Feature: per-host or global download delay
SoupSession
already has max-conns
and max-conns-per-host
properties, which is great.
I'd like it to also have something like Scrapy's DOWNLOAD_DELAY
setting, which delays starting a new request for the specified amount of time since the last request started. That setting is documented at https://doc.scrapy.org/en/latest/topics/settings.html#std:setting-DOWNLOAD_DELAY and implemented in https://github.com/scrapy/scrapy/blob/master/scrapy/core/downloader/init.py in Downloader._process_queue
.
In Scrapy, this setting applies globally unless their equivalent of max-conns-per-host
is set, in which case it applies per-host instead. Since Soup always applies some per-host connection limit, I think it'd be most useful to provide a new download-delay-per-host
property which limits the client's impact on any one server.

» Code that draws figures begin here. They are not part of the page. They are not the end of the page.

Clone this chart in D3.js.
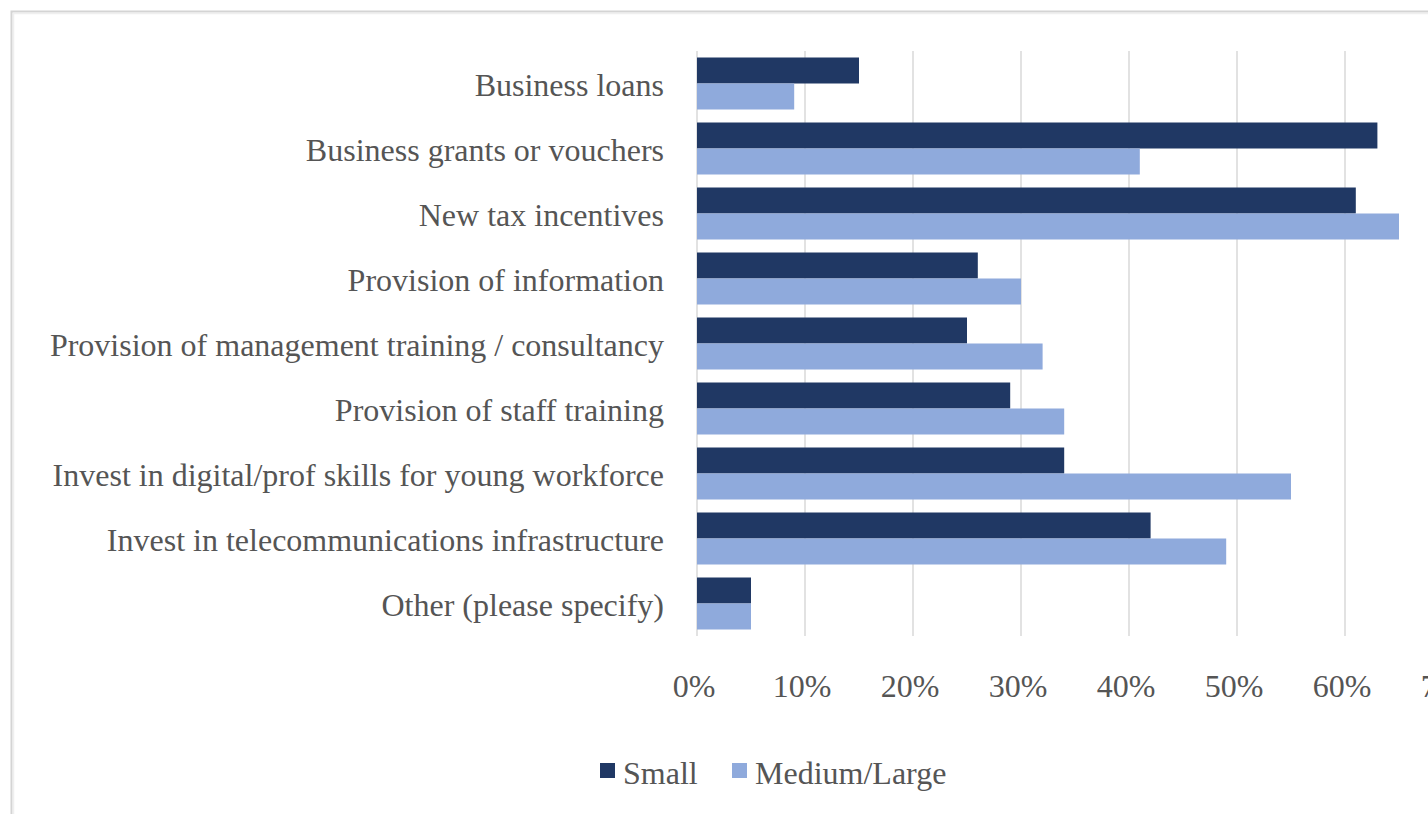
<!DOCTYPE html>
<html>

<head>
  <meta charset="utf-8" />
  <title>Support measures by firm size</title>
  <style>
    body {
      margin: 0;
      background: #fff;
      overflow: hidden;
    }

    svg {
      display: block;
      font-family: "Liberation Serif", "Times New Roman", serif;
    }

    .grid line {
      stroke: #d9d9d9;
      stroke-width: 1.5px;
    }

    .label {
      fill: #555555;
      font-size: 32px;
    }
  </style>
</head>

<body>
  <svg></svg>

  <script src="https://d3js.org/d3.v7.min.js"></script>
  <script>
    var categories = [
      "Business loans",
      "Business grants or vouchers",
      "New tax incentives",
      "Provision of information",
      "Provision of management training / consultancy",
      "Provision of staff training",
      "Invest in digital/prof skills for young workforce",
      "Invest in telecommunications infrastructure",
      "Other (please specify)"
    ];
    var seriesNames = ["Small", "Medium/Large"];
    var small = [15, 63, 61, 26, 25, 29, 34, 42, 5];
    var mediumLarge = [9, 41, 65, 30, 32, 34, 55, 49, 5];
    var ticks = [0, 10, 20, 30, 40, 50, 60, 70];
    var colors = ["#203864", "#8faadc"];

    var width = 1428,
      height = 814;
    var svg = d3.select("svg")
      .attr("width", width)
      .attr("height", height);

    // chart frame (cropped on the right and bottom)
    svg.append("rect")
      .attr("x", 11.5).attr("y", 11.5)
      .attr("width", width + 20).attr("height", height + 20)
      .attr("fill", "none")
      .attr("stroke", "#d4d4d4")
      .attr("stroke-width", 2);
    svg.append("rect")
      .attr("x", 13.5).attr("y", 13.5)
      .attr("width", width + 20).attr("height", height + 20)
      .attr("fill", "none")
      .attr("stroke", "#efefef")
      .attr("stroke-width", 1.5);

    var x = d3.scaleLinear().domain([0, 70]).range([697, 1453]);
    var y = d3.scaleBand().domain(categories).range([51, 636])
      .paddingInner(0.2).paddingOuter(0.1);
    var y1 = d3.scaleBand().domain(seriesNames).range([0, y.bandwidth()]);

    var table = categories.map(function (c, i) {
      return { cat: c, values: [small[i], mediumLarge[i]] };
    });

    // gridlines
    svg.append("g")
      .attr("class", "grid")
      .selectAll("line")
      .data(ticks)
      .enter()
      .append("line")
      .attr("x1", d => x(d)).attr("x2", d => x(d))
      .attr("y1", y.range()[0]).attr("y2", y.range()[1]);

    // bars
    var groups = svg.append("g")
      .selectAll("g")
      .data(table)
      .enter()
      .append("g")
      .attr("transform", d => "translate(0," + y(d.cat) + ")");

    groups.selectAll("rect")
      .data(d => d.values.map((v, j) => ({ key: seriesNames[j], value: v, j: j })))
      .enter()
      .append("rect")
      .attr("x", x(0))
      .attr("y", d => y1(d.key))
      .attr("width", d => x(d.value) - x(0))
      .attr("height", y1.bandwidth())
      .attr("fill", d => colors[d.j]);

    // category labels
    svg.append("g")
      .selectAll("text")
      .data(categories)
      .enter()
      .append("text")
      .attr("class", "label")
      .attr("x", 664)
      .attr("y", d => y(d) + y.bandwidth() / 2)
      .attr("dy", "0.4em")
      .attr("text-anchor", "end")
      .text(d => d);

    // x tick labels (the 70% one is cut by the right edge, as in the original)
    svg.append("g")
      .selectAll("text")
      .data(ticks)
      .enter()
      .append("text")
      .attr("class", "label")
      .attr("x", d => x(d) - 3)
      .attr("y", 697)
      .attr("text-anchor", "middle")
      .text(d => d + "%");

    // legend
    var legendX = [600, 732];
    var legend = svg.append("g")
      .selectAll("g")
      .data(seriesNames)
      .enter()
      .append("g")
      .attr("transform", (d, i) => "translate(" + legendX[i] + ",763)");
    legend.append("rect")
      .attr("width", 15).attr("height", 15)
      .attr("fill", (d, i) => colors[i]);
    legend.append("text")
      .attr("class", "label")
      .attr("x", 23)
      .attr("y", 21)
      .text(d => d);
  </script>
</body>

</html>
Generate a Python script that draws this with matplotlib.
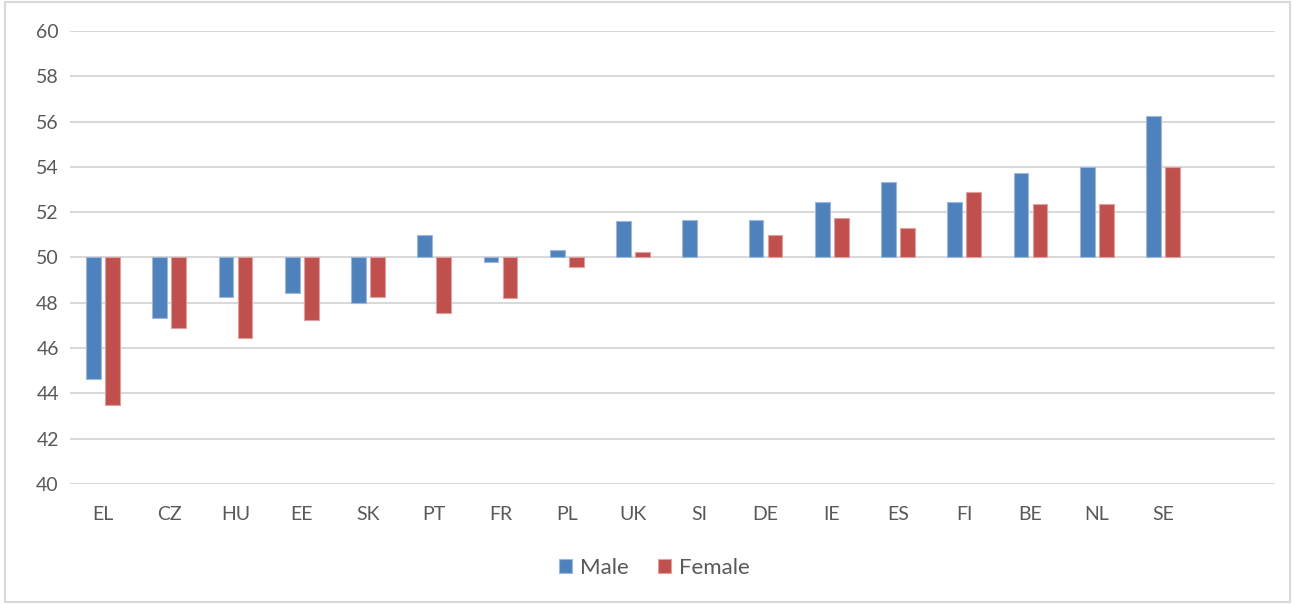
import matplotlib
matplotlib.use("Agg")
import matplotlib.pyplot as plt
from matplotlib.patches import Rectangle
import numpy as np

countries = ["EL", "CZ", "HU", "EE", "SK", "PT", "FR", "PL", "UK", "SI",
             "DE", "IE", "ES", "FI", "BE", "NL", "SE"]
male = [44.63, 47.32, 48.25, 48.45, 48.0, 51.0, 49.82, 50.34, 51.62, 51.64,
        51.67, 52.44, 53.32, 52.44, 53.72, 53.98, 56.24]
female = [43.48, 46.88, 46.43, 47.26, 48.25, 47.54, 48.19, 49.57, 50.25, 50.0,
          51.0, 51.76, 51.29, 52.9, 52.34, 52.38, 53.98]
y_ticks = [40, 42, 44, 46, 48, 50, 52, 54, 56, 58, 60]
base = 50

plt.rcParams["font.family"] = ["Lato", "DejaVu Sans"]

fig = plt.figure(figsize=(12.93, 6.04), dpi=100)
ax = fig.add_axes([0.0541, 0.1987, 0.9319, 0.75])

x = np.arange(len(countries))
w = 0.222
off = 0.143
blue = "#4F81BD"
red = "#C0504D"


def draw(vals, dx, color, edge, label):
    h = np.array(vals) - base
    lw = [0.0 if v == 0 else 0.8 for v in h]
    ax.bar(x + dx, h, bottom=base, width=w, color=color, edgecolor=edge,
           linewidth=lw, label=label, zorder=3)


draw(male, -off, blue, "#9DB8DB", "Male")
draw(female, off, red, "#DFA09E", "Female")

ax.set_ylim(40, 60)
ax.set_xlim(-0.5, 17.69)
ax.set_yticks(y_ticks)
ax.set_xticks(x)
ax.set_xticklabels(countries)
ax.grid(axis="y", color="#D9D9D9", linewidth=1.5, zorder=0)
ax.set_axisbelow(True)
for s in ax.spines.values():
    s.set_visible(False)
ax.tick_params(axis="both", length=0, colors="#595959", labelsize=14)
ax.tick_params(axis="x", pad=16)
ax.tick_params(axis="y", pad=8)

leg = fig.legend(loc="center", bbox_to_anchor=(0.506, 0.0596), ncol=2, frameon=False,
                 fontsize=16, handlelength=0.6, handleheight=0.6,
                 handletextpad=0.35, columnspacing=1.3)
for t in leg.get_texts():
    t.set_color("#595959")

fig.patches.append(Rectangle((0.004, 0.003), 0.994, 0.994, transform=fig.transFigure,
                             fill=False, edgecolor="#D9D9D9", linewidth=1.5))

fig.savefig("out.png", dpi=100, facecolor="white")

I could also imagine some value in a session-global download-delay
which limits impact on the client's network connection. If both are set then I'd think both deferred start times should be computed for each request and it should start at whichever time is later.
I'd particularly like to see this for applications like RSS feed readers which can do huge numbers of requests in the background, where this delay isn't visible to the user.
I can almost kind of see how to fit this into soup-session.c
but I'd like to know if it'd be likely to be merged and whether anyone has any implementation advice.